- Theatrical release poster
- Directed by: Sri Narasimha
- Produced by: Vikhyath AR
- Starring: Prajwal Devaraj; Bhavana; Raghu Mukherjee;
- Cinematography: I. Naveen Kumar
- Edited by: Harish Komme
- Music by: Anoop Seelin
- Production company: Vikhyath Chitra Productions
- Release date: 5 February 2021;
- Country: India
- Language: Kannada

= Inspector Vikram (2021 film) =

2021 Indian Kannada-language action film

Inspector Vikram is a 2021 Indian Kannada-language action film directed by Narasimha and produced by Vikhyath AR. The film featuring Prajwal Devaraj, Raghu Mukherjee, Bhavana, Avinash, Shobhraj and Dharma, was released on 5 February 2021 to positive reviews for cast performances, action sequences, and entertainment value. The film was an ode to the 1989 comedy thriller of the same name.

==Plot==
Inspector Vikram begins with the murder of popular journalist and editor of a TV News channel Arvind Aradhya who was about to break some explosive piece of a drug smuggler, but is murdered by the drug smuggler Prathap Mishra, who is also an ACP in Karnataka state police department. Vikram, a happy-go-lucky Sub Inspector with a sharp intellect to solve crimes.

Vikram is posted at Manipal to solve a drug racket where he meets Bhavana, who appears as a PA to a drug peddler Johnny, but is also an undercover officer and the daughter of police commissioner Prakash, and also Vikram's childhood friend Pinky. They manage to bust down Johnny and the drug peddlers, and they are arrested. Later, Vikram and Bhavana are sent to Bangalore to crack Aravind Aradhya's murder case, where Vikram deduces Prathap Mishra's identity.

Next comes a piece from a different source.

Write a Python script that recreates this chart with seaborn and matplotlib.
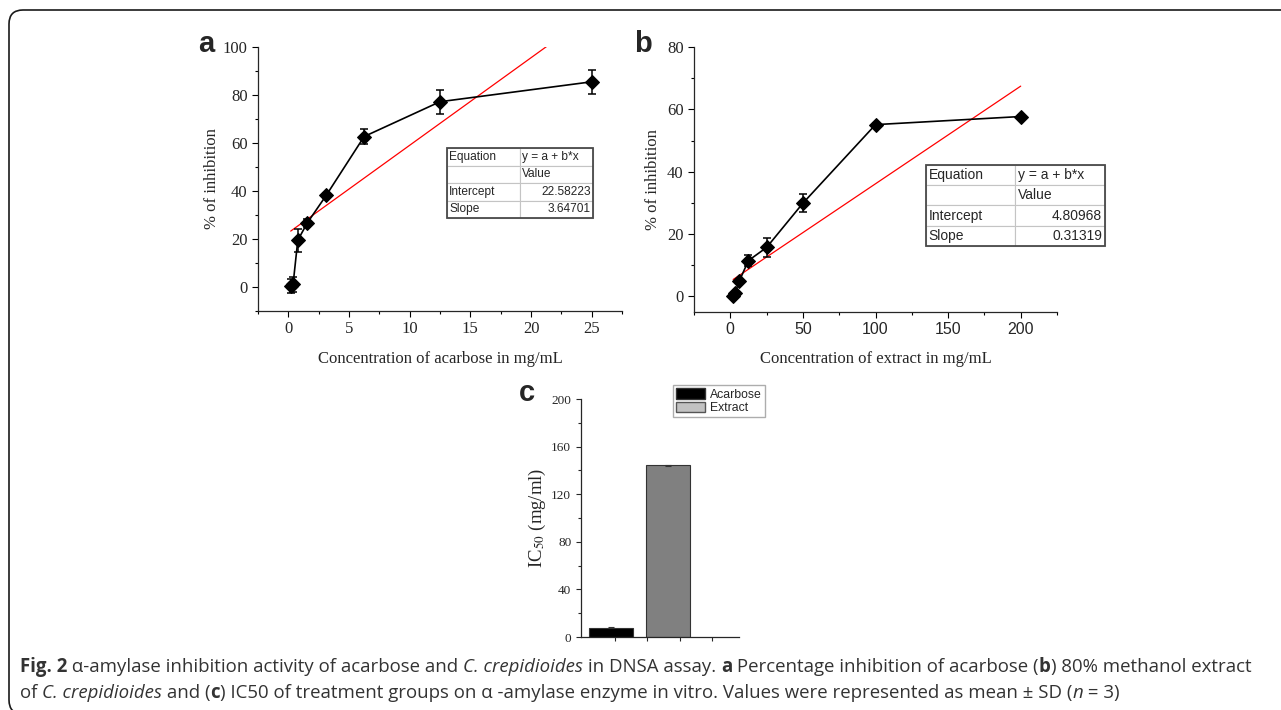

Prathap Mishra holds Bhavana, along with Aradhya's daughter hostage, but is saved by Darshan, who was shooting for his film Roberrt and also was requested by Vikram to save them. Vikram defeats Prathap Mishra, gathers the evidence, and arrests him. Vikram and Bhavana are appreciated by the police department for solving the case. They get married and are assigned to investigate another case.

==Cast==
- Prajwal Devaraj as Inspector Vikram
- Bhavana as Bhavana, an undercover officer
- Raghu Mukherjee as ACP Prathap Mishra
- Darshan as himself (extended cameo appearance)
- Dharamanna Kadur as Vikram's colleague
- Shobaraj as Johnny, a drug peddler and politician

== Soundtrack ==

| No. | Title | Lyrics | Singer(s) | Length |
|---|---|---|---|---|
| 1. | "Nannavale Nannavale" | Dhananjay Ranjan | Sonu Nigam, Anoop Seelin | 05:04 |
| 2. | "Hey Guys" | Pramod Maravanthe | Anoop Seelin | 04:10 |
| 3. | "Moolimani Muddesha" | Pramod Maravanthe | Anthony Daasan | 03:36 |
| Total length: |  |  |  | 12:51 |

== Critical reception ==
It was a commercially successful movie.